Multiplexer token filter
Multiplexer token filter
A token filter of type multiplexer
will emit multiple tokens at the same position, each version of the token having been run through a different filter. Identical output tokens at the same position will be removed.
If the incoming token stream has duplicate tokens, then these will also be removed by the multiplexer
Options
filters | a list of token filters to apply to incoming tokens. These can be any token filters defined elsewhere in the index mappings.

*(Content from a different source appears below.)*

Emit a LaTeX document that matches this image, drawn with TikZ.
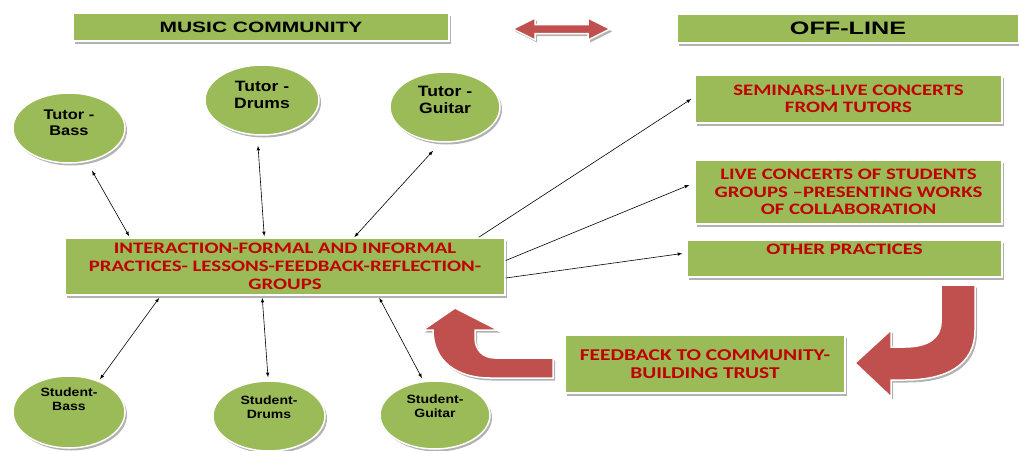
\documentclass[tikz,border=0pt]{standalone}
\usepackage{fontspec}
\setmainfont{Liberation Sans}
\newfontfamily\titlefont[FakeStretch=1.4]{Liberation Sans}
\newfontfamily\boxfont[FakeStretch=1.3]{Carlito}
\newfontfamily\circfont[FakeStretch=1.17]{Liberation Sans}
\usetikzlibrary{shapes.geometric,shadows,calc}
\definecolor{boxgreen}{RGB}{155,187,89}
\definecolor{txtred}{RGB}{192,0,0}
\definecolor{arrred}{RGB}{192,80,77}
\newcommand\dstrut[1]{\rule[-#1]{0pt}{#1}}
\begin{document}
\begin{tikzpicture}[x=1pt,y=-1pt,
  shad/.style={drop shadow={shadow xshift=2pt,shadow yshift=-2.5pt,fill=black,opacity=0.3}},
  gbox/.style={rectangle, fill=boxgreen, draw=white, line width=1.5pt, shad, inner sep=2pt, align=center,
    font=\boxfont\bfseries\fontsize{16}{17.5}\selectfont, text=txtred},
  titlebox/.style={gbox, font=\titlefont\bfseries\fontsize{15}{17}\selectfont, text=black},
  disc/.style={ellipse, fill=boxgreen, draw=white, line width=1.5pt, shad, inner sep=0pt, align=center,
    font=\circfont\bfseries\fontsize{15}{17}\selectfont, text=black},
  link/.style={<->, >=latex, line width=0.6pt},
  outarrow/.style={->, >=latex, line width=0.6pt},
  bigarrow/.style={fill=arrred, draw=white, line width=1.5pt, shad}
]
\useasboundingbox[fill=white] (0,0) rectangle (1019,450);

% titles
\node[titlebox, minimum width=376pt, minimum height=28pt] (mc) at (261,27) {MUSIC COMMUNITY};
\node[titlebox, minimum width=342pt, minimum height=29pt, font=\titlefont\bfseries\fontsize{18}{20}\selectfont] (ol) at (848,28.5) {OFF-LINE};
\filldraw[bigarrow] (513,29) -- (535,18) -- (535,24.5) -- (588,24.5) -- (588,18) -- (610,29)
  -- (588,40) -- (588,33.5) -- (535,33.5) -- (535,40) -- cycle;

% tutors
\node[disc, minimum width=112pt, minimum height=70pt, font=\circfont\bfseries\fontsize{14}{16}\selectfont] (tb) at (69,128) {Tutor -\\Bass\dstrut{11pt}};
\node[disc, minimum width=114pt, minimum height=70pt] (td) at (262,100) {Tutor -\\Drums\dstrut{11pt}};
\node[disc, minimum width=110pt, minimum height=70pt] (tg) at (445,107) {Tutor -\\Guitar\dstrut{15pt}};

% centre
\node[gbox, minimum width=440pt, minimum height=57pt, font=\boxfont\bfseries\fontsize{16}{18}\selectfont] (ce) at (285,266.5)
  {INTERACTION-FORMAL AND INFORMAL\\PRACTICES- LESSONS-FEEDBACK-REFLECTION-\\GROUPS};

% students
\node[disc, minimum width=112pt, minimum height=72pt, font=\circfont\bfseries\fontsize{12}{14}\selectfont] (sb) at (69,412) {Student-\\Bass\dstrut{25pt}};
\node[disc, minimum width=112pt, minimum height=70pt, font=\circfont\bfseries\fontsize{12}{14}\selectfont] (sd) at (269,416) {Student-\\Drums\dstrut{17pt}};
\node[disc, minimum width=110pt, minimum height=68pt, font=\circfont\bfseries\fontsize{12}{14}\selectfont] (sg) at (435,415) {Student-\\Guitar\dstrut{17pt}};

% off-line boxes
\node[gbox, minimum width=307pt, minimum height=48pt] (sem) at (848.5,99) {SEMINARS-LIVE CONCERTS\\FROM TUTORS};
\node[gbox, minimum width=307pt, minimum height=64pt] (live) at (848.5,192) {LIVE CONCERTS OF STUDENTS\\GROUPS –PRESENTING WORKS\\OF COLLABORATION};
\node[gbox, minimum width=315pt, minimum height=37pt, text height=11pt, text depth=20pt] (oth) at (844.5,258.5) {OTHER PRACTICES};
\node[gbox, minimum width=280pt, minimum height=58pt, font=\boxfont\bfseries\fontsize{16.5}{18}\selectfont] (fb) at (705,364) {FEEDBACK TO COMMUNITY-\\BUILDING TRUST};

% connectors
\draw[link] ([shift={(23,7)}]tb.south) -- ([shift={(65,-1)}]ce.north west);
\draw[link] ([shift={(-4,10)}]td.south) -- ([shift={(200,-1)}]ce.north west);
\draw[link] ([shift={(-12,8)}]tg.south) -- ([shift={(290,0)}]ce.north west);
\draw[link] ([shift={(31,4)}]sb.north) -- ([shift={(95,2)}]ce.south west);
\draw[link] ([shift={(-1,-3)}]sd.north) -- ([shift={(198,2)}]ce.south west);
\draw[link] ([shift={(-13,-2)}]sg.north) -- ([shift={(315,2)}]ce.south west);
\draw[outarrow] ([shift={(-27,0)}]ce.north east) -- ([shift={(-3,0)}]sem.west);
\draw[outarrow] ([shift={(0,-6)}]ce.east) -- ([shift={(-5,-7)}]live.west);
\draw[outarrow] ([shift={(0,11.5)}]ce.east) -- ([shift={(-4,-5)}]oth.west);

% curved block arrows
\filldraw[bigarrow] (553,358) -- (495,358) .. controls (483,358) and (475,350) .. (475,338)
  -- (475,330) -- (498,330) -- (455,308) -- (423,330) -- (433,330)
  .. controls (433,362) and (458,378) .. (490,378) -- (553,378) -- cycle;
\filldraw[bigarrow] (941,285) -- (975,285) -- (975,330) .. controls (975,366) and (945,380) .. (905,380)
  -- (891,380) -- (891,397) -- (855,363) -- (891,330) -- (891,347) -- (905,347)
  .. controls (928,347) and (941,338) .. (941,322) -- cycle;
\end{tikzpicture}
\end{document}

Filters can be chained using a comma-delimited string, so for example |
Shingle or multi-word synonym token filters will not function normally when they are declared in the filters array because they read ahead internally which is unsupported by the multiplexer
preserve_original
if true
(the default) then emit the original token in addition to the filtered tokens
Settings example
You can set it up like:
resp = client.indices.create(
index="multiplexer_example",
settings={
"analysis": {
"analyzer": {
"my_analyzer": {
"tokenizer": "standard",
"filter": [
"my_multiplexer"
]
}
},
"filter": {
"my_multiplexer": {
"type": "multiplexer",
"filters": [
"lowercase",
"lowercase, porter_stem"
]
}
}
}
},
)
print(resp)
response = client.indices.create(
index: 'multiplexer_example',
body: {
settings: {
analysis: {
analyzer: {
my_analyzer: {
tokenizer: 'standard',
filter: [
'my_multiplexer'
]
}
},
filter: {
my_multiplexer: {
type: 'multiplexer',
filters: [
'lowercase',
'lowercase, porter_stem'
]
}
}
}
}
}
)
puts response
const response = await client.indices.create({
index: "multiplexer_example",
settings: {
analysis: {
analyzer: {
my_analyzer: {
tokenizer: "standard",
filter: ["my_multiplexer"],
},
},
filter: {
my_multiplexer: {
type: "multiplexer",
filters: ["lowercase", "lowercase, porter_stem"],
},
},
},
},
});
console.log(response);
PUT /multiplexer_example
{
"settings": {
"analysis": {
"analyzer": {
"my_analyzer": {
"tokenizer": "standard",
"filter": [ "my_multiplexer" ]
}
},
"filter": {
"my_multiplexer": {
"type": "multiplexer",
"filters": [ "lowercase", "lowercase, porter_stem" ]
}
}
}
}
}
And test it like:
resp = client.indices.analyze(
index="multiplexer_example",
analyzer="my_analyzer",
text="Going HOME",
)
print(resp)
response = client.indices.analyze(
index: 'multiplexer_example',
body: {
analyzer: 'my_analyzer',
text: 'Going HOME'
}
)
puts response
const response = await client.indices.analyze({
index: "multiplexer_example",
analyzer: "my_analyzer",
text: "Going HOME",
});
console.log(response);
POST /multiplexer_example/_analyze
{
"analyzer" : "my_analyzer",
"text" : "Going HOME"
}
And it’d respond:
{
"tokens": [
{
"token": "Going",
"start_offset": 0,
"end_offset": 5,
"type": "<ALPHANUM>",
"position": 0
},
{
"token": "going",
"start_offset": 0,
"end_offset": 5,
"type": "<ALPHANUM>",
"position": 0
},
{
"token": "go",
"start_offset": 0,
"end_offset": 5,
"type": "<ALPHANUM>",
"position": 0
},
{
"token": "HOME",
"start_offset": 6,
"end_offset": 10,
"type": "<ALPHANUM>",
"position": 1
},
{
"token": "home",
"start_offset": 6,
"end_offset": 10,
"type": "<ALPHANUM>",
"position": 1
}
]
}
The stemmer has also emitted a token |
The synonym and synonym_graph filters use their preceding analysis chain to parse and analyse their synonym lists, and will throw an exception if that chain contains token filters that produce multiple tokens at the same position. If you want to apply synonyms to a token stream containing a multiplexer, then you should append the synonym filter to each relevant multiplexer filter list, rather than placing it after the multiplexer in the main token chain definition.